Pourtant, les propos de Georges-Louis Bouchez ont suscité quelques critiques. En raison de sa volonté d’imposer des règles plus strictes pour encadrer le chômage – sujet toujours sensible depuis les volontés de réforme initiées lors de la législature « suédoise ». Mais aussi parce qu’il ne faisait pas la distiction entre des métiers nécessitant une formation plus ou moins longue et ceux nécessitant simplement de l’expérience professionnelle. En clair: ces 125 métiers en pénurie ne sont pas tous logés à la même enseigne.

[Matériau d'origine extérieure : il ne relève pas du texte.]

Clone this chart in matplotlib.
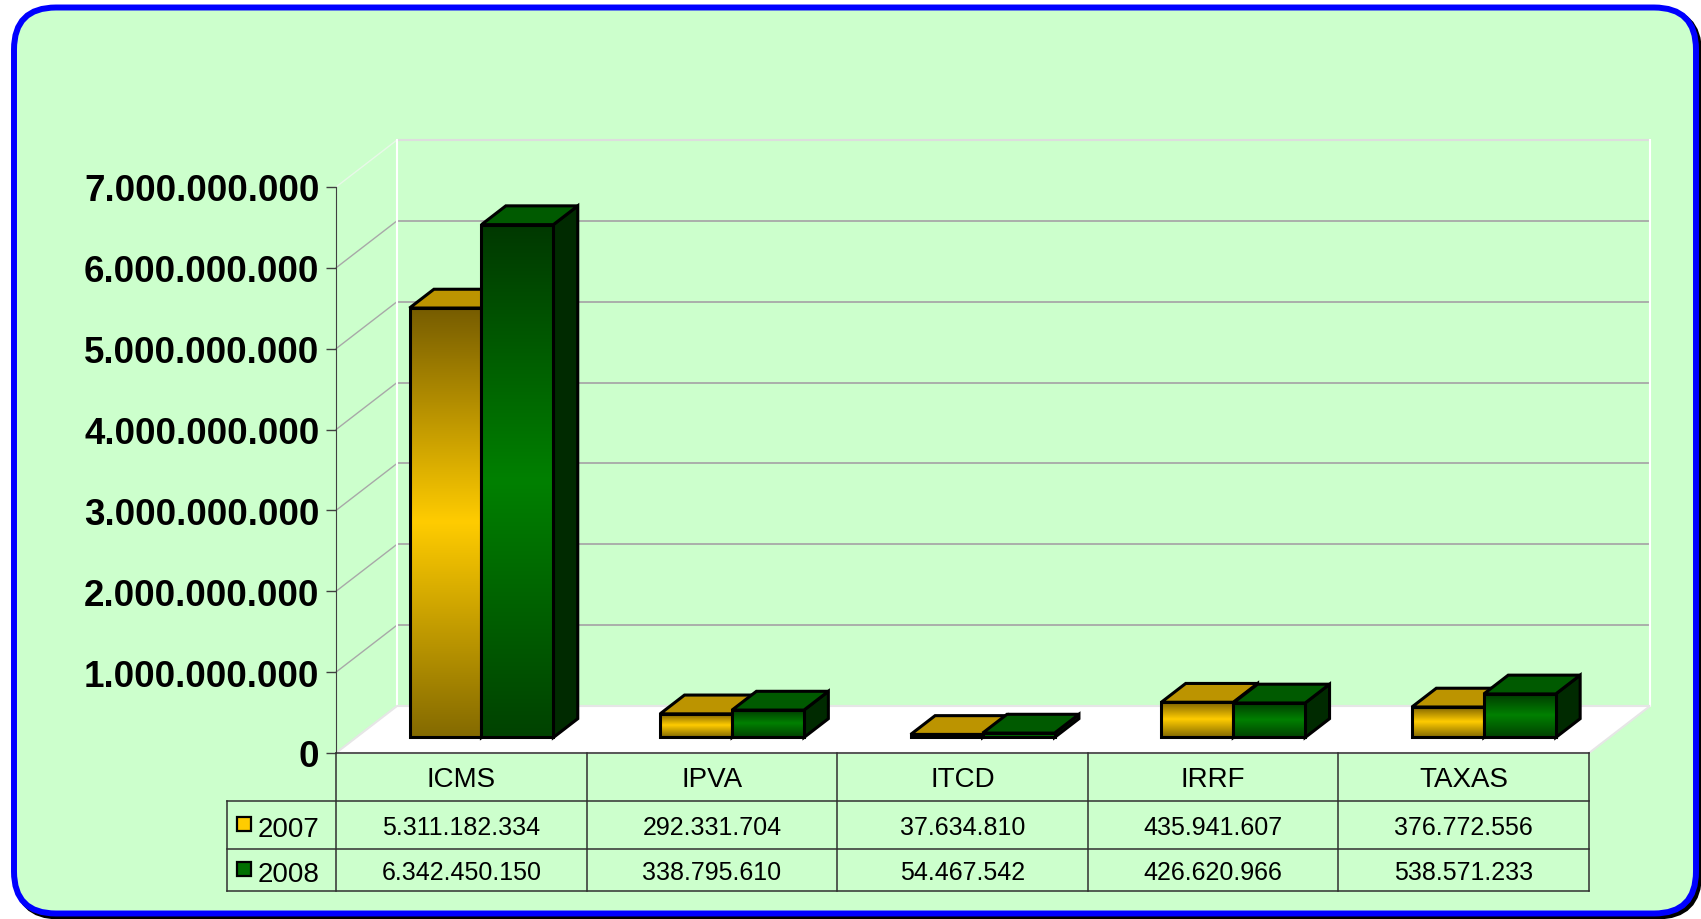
import numpy as np
import matplotlib
matplotlib.use("Agg")
import matplotlib.pyplot as plt
from matplotlib.patches import Polygon, FancyBboxPatch
from matplotlib.colors import LinearSegmentedColormap

# Data.
categories = ['ICMS', 'IPVA', 'ITCD', 'IRRF', 'TAXAS']
years = ['2007', '2008']
v2007 = [5311182334, 292331704, 37634810, 435941607, 376772556]
v2008 = [6342450150, 338795610, 54467542, 426620966, 538571233]
yticks = np.arange(0, 8e9, 1e9)


def fmt(v):
    return f"{int(v):,}".replace(",", ".")


W, H = 1701, 920
fig = plt.figure(figsize=(W / 100, H / 100), dpi=100)
fig.patch.set_facecolor('white')

# Rounded panel with blue border and a dark shadow.
bg = fig.add_axes([0, 0, 1, 1], zorder=0)
bg.set_xlim(0, W)
bg.set_ylim(H, 0)
bg.axis('off')
bg.add_patch(FancyBboxPatch((17, 11.5), 1682, 906,
                            boxstyle='round,pad=0,rounding_size=42',
                            fc='black', ec='black', lw=4.3))
bg.add_patch(FancyBboxPatch((14, 8.5), 1682, 906,
                            boxstyle='round,pad=0,rounding_size=42',
                            fc='#CCFFCC', ec='#0000FF', lw=4.3))

# Plot area (front plane of the 3D box).
ax = fig.add_axes([336 / W, 166 / H, 1253 / W, 566 / H], zorder=1)
ax.patch.set_visible(False)
px = 5 / 1253          # one pixel in x data units
py = 7e9 / 566         # one pixel in y data units
DX, DY = 61 * px, 47 * py

# Back wall and gridlines.
for t in yticks[1:-1]:
    ax.plot([DX, 5 + DX], [t + DY] * 2, color='#A8A8A8', lw=1.3, zorder=1, clip_on=False)
    ax.plot([0, DX], [t, t + DY], color='#A8A8A8', lw=1.0, zorder=1, clip_on=False)
ax.plot([DX, 5 + DX], [7e9 + DY] * 2, color='#DDDDDD', lw=1.5, zorder=1, clip_on=False)
ax.plot([0, DX], [7e9, 7e9 + DY], color='#E8F8E8', lw=1.0, zorder=1, clip_on=False)
ax.plot([DX, DX], [DY, 7e9 + DY], color='white', lw=1.5, zorder=1, clip_on=False)
ax.plot([5 + DX, 5 + DX], [DY, 7e9 + DY], color='white', lw=1.5, zorder=1, clip_on=False)

# Floor.
ax.add_patch(Polygon([(0, 0), (5, 0), (5 + DX, DY), (DX, DY)], closed=True,
                     fc='white', ec='#E6E6E6', lw=1.5, zorder=2, clip_on=False))

# Bars.
F0, BD = 0.33, 0.40
bw = 0.287
front_cm = [
    LinearSegmentedColormap.from_list('gold', [(0, '#765C00'), (0.5, '#FFCC00'), (1, '#846A00')]),
    LinearSegmentedColormap.from_list('green', [(0, '#003800'), (0.5, '#008000'), (1, '#004200')]),
]
top_col = ['#BC9400', '#005A00']
side_col = ['#6B5400', '#002A00']
grad = np.linspace(0, 1, 256).reshape(-1, 1)
elw = 2.2

z = 3
for i in range(len(categories)):
    for s, vals in enumerate([v2007, v2008]):
        x0 = i + 0.5 - bw + s * bw + F0 * DX
        x1 = x0 + bw
        base = F0 * DY
        top = base + vals[i]
        bdx, bdy = BD * DX, BD * DY
        ax.add_patch(Polygon([(x1, base), (x1, top), (x1 + bdx, top + bdy), (x1 + bdx, base + bdy)],
                             closed=True, fc=side_col[s], ec='black', lw=elw,
                             joinstyle='miter', zorder=z, clip_on=False))
        ax.add_patch(Polygon([(x0, top), (x1, top), (x1 + bdx, top + bdy), (x0 + bdx, top + bdy)],
                             closed=True, fc=top_col[s], ec='black', lw=elw,
                             joinstyle='miter', zorder=z, clip_on=False))
        ax.imshow(grad, cmap=front_cm[s], extent=[x0, x1, base, top], aspect='auto',
                  origin='upper', zorder=z + 0.1, interpolation='bilinear')
        ax.add_patch(Polygon([(x0, base), (x1, base), (x1, top), (x0, top)],
                             closed=True, fill=False, ec='black', lw=elw,
                             joinstyle='miter', zorder=z + 0.2, clip_on=False))
        z += 1

# Axis styling.
ax.set_xlim(0, 5)
ax.set_ylim(0, 7e9)
ax.set_xticks([])
ax.set_yticks(yticks)
ax.set_yticklabels([fmt(t) for t in yticks], fontweight='bold',
                   family=['Liberation Sans', 'DejaVu Sans'])
ax.tick_params(axis='y', length=7, width=1, color='#404040', pad=5, labelsize=26.5)
for side in ['top', 'right', 'bottom']:
    ax.spines[side].set_visible(False)
ax.spines['left'].set_color('#404040')

# Data table under the chart.
tfont = ['Liberation Sans', 'DejaVu Sans']
lc = '#303030'
yh, yr1, yr2 = -48 * py, -96 * py, -138 * py
lx = -109 * px
kw = dict(color=lc, lw=1.1, clip_on=False, zorder=10)
ax.plot([0, 5], [0, 0], **kw)
for yy in [yh, yr1, yr2]:
    ax.plot([lx, 5], [yy, yy], **kw)
ax.plot([lx, lx], [yh, yr2], **kw)
for xx in range(len(categories) + 1):
    ax.plot([xx, xx], [0, yr2], **kw)

fs = 18
drop = 9 * py   # baseline below the row centre
tkw = dict(ha='center', va='baseline', family=tfont, color='black', clip_on=False)
for i, c in enumerate(categories):
    ax.text(i + 0.5, yh / 2 - drop, c, fontsize=20, **tkw)
    ax.text(i + 0.5, (yh + yr1) / 2 - drop, fmt(v2007[i]), fontsize=fs, **tkw)
    ax.text(i + 0.5, (yr1 + yr2) / 2 - drop, fmt(v2008[i]), fontsize=fs, **tkw)

leg_col = ['#FFCC00', '#007000']
for s, (yr, yc) in enumerate(zip(years, [(yh + yr1) / 2, (yr1 + yr2) / 2])):
    ax.plot([lx + 17 * px], [yc + 1 * py], marker='s', ms=9.5, mfc=leg_col[s], mec='black',
            mew=1.6, clip_on=False, zorder=11)
    ax.text(lx + 31 * px, yc - drop - 2 * py, yr, ha='left', va='baseline', fontsize=20,
            family=tfont, color='black', clip_on=False)

fig.savefig('out.png', dpi=100, facecolor=fig.get_facecolor())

Mi-juillet, en Région bruxelloise, l’office de l’emploi Actiris listait notamment cela de façon précise. Il y a d’abord les métiers qui s’exercent au terme d’un parcours dans l’enseignement secondaire supérieur technique ou professionnel, résumait Le Soir. Il y a ensuite celui (informaticien) accessible avec un brevet de l’enseignement supérieur (BES). Puis viennent les formations de l’enseignement supérieur professionnalisant (bachelier en un cycle) et celles qui passent par enseignement supérieur, universitaire ou pas.

« L’établissement d’un lien entre formation et emploi peut s’avérer plus complexe qu’il n’y paraît, soulignait à cette occasion u nresponsable d’Actris. Il y a de nombreux facteurs explicatifs de ce qui lie l’individu au marché du travail. La formation n’en est qu’un parmi d’autres. » A tenir en compte également: les expériences professionnelles antérieures, les réseaux sociaux et professionnels à activer, les critères de sélection des employeurs, l’accès à l’information sur les emplois vacants ou encore des conditions de travail.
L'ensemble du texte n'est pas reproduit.